We have assembled an ensemble network from multiple on-line sources representing a significant portion of all machine-readable and reconcilable human knowledge on proteins and protein interactions involved in inflammation. This ensemble network has many features expected of complex signalling networks assembled from high-throughput data: a power law distribution of both node degree and edge annotations, and topological features of a “bow tie” architecture in which diverse pathways converge on a highly conserved set of enzymatic cascades focused around PI3K/AKT, MAPK/ERK, JAK/STAT, NFκB, and apoptotic signaling. Individual pathways exhibit “fuzzy” modularity that is statistically significant but still involving a majority of “cross-talk” interactions. However, we find that the most widely used pathway databases are highly inconsistent with respect to the actual constituents and interactions in this network. Using a set of growth factor signalling networks as examples (epidermal growth factor, transforming growth factor-beta, tumor necrosis factor, and wingless), we find a multiplicity of network topologies in which receptors couple to downstream components through myriad alternate paths. Many of these paths are inconsistent with well-established mechanistic features of signalling networks, such as a requirement for a transmembrane receptor in sensing extracellular ligands.

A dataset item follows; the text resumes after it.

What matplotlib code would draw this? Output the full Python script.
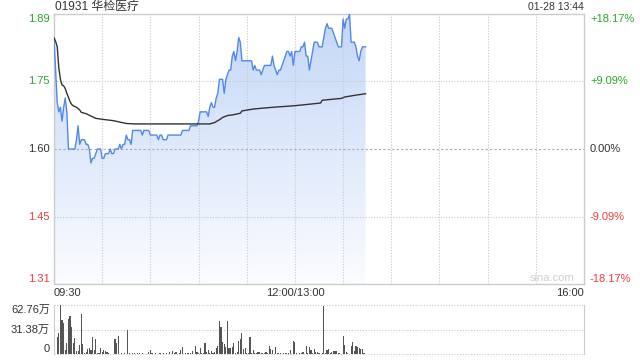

Wide inconsistencies among interaction databases, pathway annotations, and the numbers and identities of nodes associated with a given pathway pose a major challenge for deriving causal and mechanistic insight from network graphs. We speculate that these inconsistencies are at least partially attributable to cell, and context-specificity of cellular signal transduction, which is largely unaccounted for in available databases, but the absence of standardized vocabularies is an additional confounding factor. As a result of discrepant annotations, it is very difficult to identify biologically meaningful pathways from interactome networks a priori. However, by incorporating prior knowledge, it is possible to successively build out network complexity with high confidence from a simple linear signal transduction scaffold. Such reduced complexity networks appear suitable for use in mechanistic models while being richer and better justified than the simple linear pathways usually depicted in diagrams of signal transduction.